**THE EXERCISE:** Go through the lines below and copy each one that holds the string "with".

**COLLECTED DATA:**
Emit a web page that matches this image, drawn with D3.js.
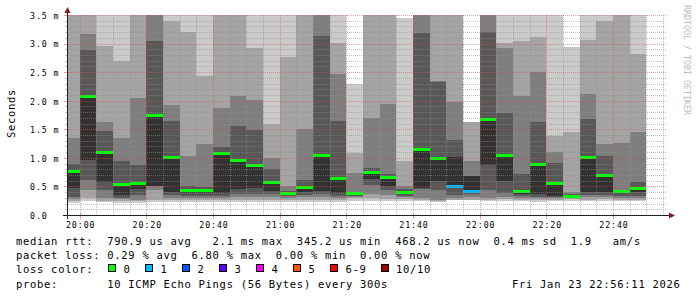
<!DOCTYPE html>
<html>
<head>
<meta charset="utf-8">
<script src="https://cdn.jsdelivr.net/npm/d3@7"></script>
<style>
  body { margin: 0; background: #fff; }
  svg text { font-family: "DejaVu Sans Mono", monospace; white-space: pre; }
</style>
</head>
<body>
<svg id="chart" width="697" height="297"></svg>
<script>
// off-scale ping (above the graph max, drawn to the top like smokeping's INF)
var INF = Infinity;

var timeStart = '19:56:11';
var timeEnd = '22:56:11';
var yMax = 3.5;

// end time of each 5 minute step
var times = [
  '20:00','20:05','20:10','20:15','20:20','20:25','20:30','20:35','20:40','20:45',
  '20:50','20:55','21:00','21:05','21:10','21:15','21:20','21:25','21:30','21:35',
  '21:40','21:45','21:50','21:55','22:00','22:05','22:10','22:15','22:20','22:25',
  '22:30','22:35','22:40','22:45','22:50'
];

// 10 sorted pings per step, in ms (null = lost)
var pings = [
  [.21,.25,.28,.32,.48,.79,.90,1.34,INF,INF],
  [.25,.29,.44,.61,.96,2.07,2.88,3.17,INF,INF],
  [.22,.25,.29,.44,.58,1.09,1.47,1.62,2.95,INF],
  [.21,.25,.28,.30,.35,.55,.95,1.34,2.69,INF],
  [.21,.24,.27,.35,.45,.57,.87,2.04,INF,INF],
  [.22,.27,.43,.50,.51,1.75,3.04,INF,INF,INF],
  [.22,.26,.30,.35,.41,1.01,1.64,1.93,3.40,INF],
  [.22,.26,.30,.33,.38,.45,.50,1.04,3.21,INF],
  [.22,.26,.30,.34,.38,.45,.49,1.25,2.44,INF],
  [.22,.26,.30,.34,.39,1.08,1.19,1.88,INF,INF],
  [.22,.26,.31,.37,.46,.97,1.56,2.08,INF,INF],
  [.22,.26,.31,.37,.47,.88,1.48,2.01,2.92,INF],
  [.22,.26,.31,.36,.42,.58,.80,.99,1.59,INF],
  [.22,.26,.30,.33,.35,.40,.42,.50,2.77,INF],
  [.22,.27,.31,.35,.40,.51,.62,1.51,INF,INF],
  [.22,.27,.31,.36,.42,1.06,3.13,INF,INF,INF],
  [.22,.26,.30,.34,.39,.66,1.64,2.47,3.01,INF],
  [.25,.30,.32,.34,.355,.37,.385,.735,1.085,2.29],
  [.25,.30,.37,.53,.63,.77,.83,1.70,INF,INF],
  [.24,.28,.35,.43,.50,.69,.72,1.94,INF,INF],
  [.24,.28,.31,.34,.36,.40,.45,.50,.94,3.45],
  [.25,.27,.29,.46,.47,1.17,3.19,INF,INF,INF],
  [.23,.25,.27,.44,.595,1.00,2.32,2.34,INF,INF],
  [.24,.27,.30,.35,.50,1.02,1.31,1.98,INF,null],
  [.24,.27,.31,.36,.41,.68,.69,.945,1.63,null],
  [.24,.27,.30,.44,.88,1.69,3.20,INF,INF,INF],
  [.24,.28,.32,.38,.60,1.05,1.79,2.92,3.01,INF],
  [.24,.27,.30,.33,.36,.44,.72,2.08,3.04,INF],
  [.23,.26,.29,.32,.36,.89,1.63,2.51,3.11,INF],
  [.24,.27,.29,.31,.33,.57,.91,1.11,1.38,INF],
  [.25,.28,.30,.31,.32,.34,.36,.40,1.45,2.94],
  [.24,.27,.31,.35,.41,1.03,1.68,2.12,3.06,INF],
  [.25,.28,.31,.35,.41,.71,1.04,1.24,3.40,INF],
  [.24,.26,.30,.34,.38,.43,.44,1.26,INF,INF],
  [.24,.27,.30,.34,.40,.47,.58,1.46,2.81,INF]
];

var median = [
  .77,2.07,1.09,.53,.56,1.74,1.00,.43,.43,1.07,
  .96,.87,.57,.38,.49,1.04,.64,.37,.75,.66,
  .39,1.15,.99,.50,.41,1.67,1.04,.42,.88,.56,
  .33,1.01,.70,.42,.46
];

// lost pings out of 10
var loss = [
  0,0,0,0,0,0,0,0,0,0,
  0,0,0,0,0,0,0,0,0,0,
  0,0,0,1,1,0,0,0,0,0,
  0,0,0,0,0
];

var yTicks = [0, 0.5, 1.0, 1.5, 2.0, 2.5, 3.0, 3.5];
var yTickLabels = ['0.0', '0.5 m', '1.0 m', '1.5 m', '2.0 m', '2.5 m', '3.0 m', '3.5 m'];

var lossLabels = ['0', '1', '2', '3', '4', '5', '6-9', '10/10'];
var lossColors = ['#00ff00', '#00b8ff', '#0059ff', '#5e00ff', '#ff00ff', '#ff5500', '#ff0000', '#a10000'];
// which legend colour each loss count uses
var lossIndex = [0, 1, 2, 3, 4, 5, 6, 6, 6, 6, 7];

var legendLines = [
  'median rtt:  790.9 us avg   2.1 ms max  345.2 us min  468.2 us now  0.4 ms sd  1.9   am/s',
  'packet loss: 0.29 % avg  6.80 % max  0.00 % min  0.00 % now',
  'loss color:',
  'probe:       10 ICMP Echo Pings (56 Bytes) every 300s'
];
var stamp = 'Fri Jan 23 22:56:11 2026';

// smokeping shades, outer pair first
var smokeGray = ['#cacaca', '#a4a4a4', '#7e7e7e', '#585858', '#323232'];

var svg = d3.select('#chart');
var x0 = 67, x1 = 667, yTop = 15, yBot = 215;
var gridCol = 'rgba(143,143,143,0.55)', mgridCol = 'rgba(222,79,79,0.55)', arrowCol = '#801f1f';

var parseT = d3.utcParse('%H:%M:%S'), parseM = d3.utcParse('%H:%M');
var x = d3.scaleUtc().domain([parseT(timeStart), parseT(timeEnd)]).range([x0, x1]);
var y = d3.scaleLinear().domain([0, yMax]).range([yBot, yTop]);
var yc = function(v) { return y(Math.min(v, yMax)); };

svg.append('rect').attr('width', 697).attr('height', 297).attr('fill', '#fff');

svg.append('clipPath').attr('id', 'plot')
  .append('rect').attr('x', x0).attr('y', yTop).attr('width', x1 - x0).attr('height', yBot - yTop);

var data = times.map(function(t, i) {
  var end = parseM(t);
  return { start: d3.utcMinute.offset(end, -5), end: end, p: pings[i], med: median[i], loss: loss[i] };
});

var plot = svg.append('g').attr('clip-path', 'url(#plot)').attr('shape-rendering', 'crispEdges');

// smoke: band from ping k to ping 11-k, inner bands darker
data.forEach(function(d) {
  var g = plot.append('g');
  for (var b = 0; b < 5; b++) {
    var lo = d.p[b], hi = d.p[9 - b];
    if (lo == null || hi == null) continue;
    g.append('rect')
      .attr('x', x(d.start))
      .attr('width', x(d.end) - x(d.start))
      .attr('y', yc(hi))
      .attr('height', yc(lo) - yc(hi))
      .attr('fill', smokeGray[b]);
  }
});

plot.selectAll('rect.median')
  .data(data)
  .join('rect')
  .attr('class', 'median')
  .attr('x', function(d) { return x(d.start); })
  .attr('width', function(d) { return x(d.end) - x(d.start); })
  .attr('y', function(d) { return yc(d.med) - 1.5; })
  .attr('height', 3)
  .attr('fill', function(d) { return lossColors[lossIndex[d.loss]]; });

// grid on top, like rrdtool
var grid = svg.append('g').attr('fill', 'none').attr('stroke-dasharray', '1,1').attr('shape-rendering', 'crispEdges');
var yMinor = d3.range(1, Math.round(yMax * 10) + 1).filter(function(i) { return i % 5 !== 0; }).map(function(i) { return i / 10; });
var xMinor = x.ticks(d3.utcMinute.every(5)).filter(function(t) { return t.getUTCMinutes() % 20 !== 0; });
var xMajor = x.ticks(d3.utcMinute.every(20));

grid.selectAll('line.ymin').data(yMinor).join('line')
  .attr('x1', x0).attr('x2', x1)
  .attr('y1', function(v) { return Math.round(y(v)) + 0.5; })
  .attr('y2', function(v) { return Math.round(y(v)) + 0.5; })
  .attr('stroke', gridCol);
grid.selectAll('line.xmin').data(xMinor).join('line')
  .attr('x1', function(t) { return Math.round(x(t)) + 0.5; })
  .attr('x2', function(t) { return Math.round(x(t)) + 0.5; })
  .attr('y1', yTop).attr('y2', yBot)
  .attr('stroke', gridCol);
grid.selectAll('line.ymaj').data(yTicks.slice(1)).join('line')
  .attr('x1', x0).attr('x2', x1)
  .attr('y1', function(v) { return Math.round(y(v)) + 0.5; })
  .attr('y2', function(v) { return Math.round(y(v)) + 0.5; })
  .attr('stroke', mgridCol);
grid.selectAll('line.xmaj').data(xMajor).join('line')
  .attr('x1', function(t) { return Math.round(x(t)) + 0.5; })
  .attr('x2', function(t) { return Math.round(x(t)) + 0.5; })
  .attr('y1', yTop).attr('y2', yBot)
  .attr('stroke', mgridCol);

// small ticks on the axes
var ticks = svg.append('g').attr('shape-rendering', 'crispEdges');
ticks.selectAll('line.yt').data(yMinor).join('line')
  .attr('x1', x0 - 2).attr('x2', x0)
  .attr('y1', function(v) { return Math.round(y(v)) + 0.5; })
  .attr('y2', function(v) { return Math.round(y(v)) + 0.5; })
  .attr('stroke', gridCol);
ticks.selectAll('line.ytm').data(yTicks.slice(1)).join('line')
  .attr('x1', x0 - 3).attr('x2', x0 + 2)
  .attr('y1', function(v) { return Math.round(y(v)) + 0.5; })
  .attr('y2', function(v) { return Math.round(y(v)) + 0.5; })
  .attr('stroke', mgridCol);
ticks.selectAll('line.xtm').data(xMajor).join('line')
  .attr('x1', function(t) { return Math.round(x(t)) + 0.5; })
  .attr('x2', function(t) { return Math.round(x(t)) + 0.5; })
  .attr('y1', yBot - 2).attr('y2', yBot + 4)
  .attr('stroke', mgridCol);

// axes with arrows
svg.append('line').attr('x1', x0 - 4).attr('x2', x1 + 4).attr('y1', yBot + 0.5).attr('y2', yBot + 0.5)
  .attr('stroke', '#1f1f1f').attr('shape-rendering', 'crispEdges');
svg.append('line').attr('x1', x0 + 0.5).attr('x2', x0 + 0.5).attr('y1', yBot + 4).attr('y2', yTop - 4)
  .attr('stroke', '#1f1f1f').attr('shape-rendering', 'crispEdges');
svg.append('path').attr('d', 'M' + (x1 + 2) + ',' + (yBot - 2.5) + 'L' + (x1 + 2) + ',' + (yBot + 3.5) + 'L' + (x1 + 8) + ',' + (yBot + 0.5) + 'Z')
  .attr('fill', arrowCol);
svg.append('path').attr('d', 'M' + (x0 - 2.5) + ',' + (yTop - 2) + 'L' + (x0 + 3.5) + ',' + (yTop - 2) + 'L' + (x0 + 0.5) + ',' + (yTop - 8) + 'Z')
  .attr('fill', arrowCol);

// tick labels
var xAxis = svg.append('g').attr('transform', 'translate(0,' + yBot + ')')
  .call(d3.axisBottom(x).ticks(d3.utcMinute.every(20)).tickFormat(d3.utcFormat('%H:%M')).tickSize(0).tickPadding(0));
xAxis.select('.domain').remove();
xAxis.selectAll('text')
  .attr('y', 12.7).attr('dy', null).attr('dx', 0.45)
  .style('font-family', '"DejaVu Sans Mono", monospace')
  .style('font-size', '8.3px').style('letter-spacing', '0.9px').attr('fill', '#000');

var yAxis = svg.append('g').attr('transform', 'translate(' + x0 + ',0)')
  .call(d3.axisLeft(y).tickValues(yTicks).tickFormat(function(d, i) { return yTickLabels[i]; }).tickSize(0));
yAxis.select('.domain').remove();
yAxis.selectAll('text')
  .attr('x', 30 - x0).attr('dy', null).attr('y', 3.3)
  .attr('text-anchor', 'start')
  .style('font-family', '"DejaVu Sans Mono", monospace')
  .style('font-size', '8.3px').style('letter-spacing', '0.9px').attr('fill', '#000');

svg.append('text')
  .attr('transform', 'translate(14.5,113.5) rotate(-90)')
  .attr('text-anchor', 'middle')
  .style('font-size', '10.5px').style('letter-spacing', '0.7px')
  .text('Seconds');

svg.append('text')
  .attr('transform', 'translate(683.5,5) rotate(90)')
  .style('font-size', '8.3px')
  .attr('fill', '#bdbdbd')
  .text('RRDTOOL / TOBI OETIKER');

// legend
var legend = svg.append('g').style('font-size', '10.5px').style('letter-spacing', '0.7px');
legend.selectAll('text.line').data(legendLines).join('text')
  .attr('class', 'line')
  .attr('x', 16)
  .attr('y', function(d, i) { return 244.5 + i * 14.4; })
  .text(function(d) { return d; });
legend.append('text').attr('x', 512).attr('y', 244.5 + 3 * 14.4).text(stamp);

var boxX = d3.scaleOrdinal().domain(lossLabels).range([108, 145, 182, 219, 256, 293, 330, 380.5]);
var keys = legend.selectAll('g.key').data(lossLabels).join('g').attr('class', 'key')
  .attr('transform', function(d) { return 'translate(' + boxX(d) + ',' + (244.5 + 2 * 14.4) + ')'; });
keys.append('rect')
  .attr('x', 0.5).attr('y', -8.5).attr('width', 7).attr('height', 7)
  .attr('fill', function(d, i) { return lossColors[i]; })
  .attr('stroke', '#000').attr('shape-rendering', 'crispEdges');
keys.append('text').attr('x', 15.4).text(function(d) { return d; });
</script>
</body>
</html>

**TASK SOLUTION:**
Emit a web page that matches this image, drawn with D3.js.
// axes with arrows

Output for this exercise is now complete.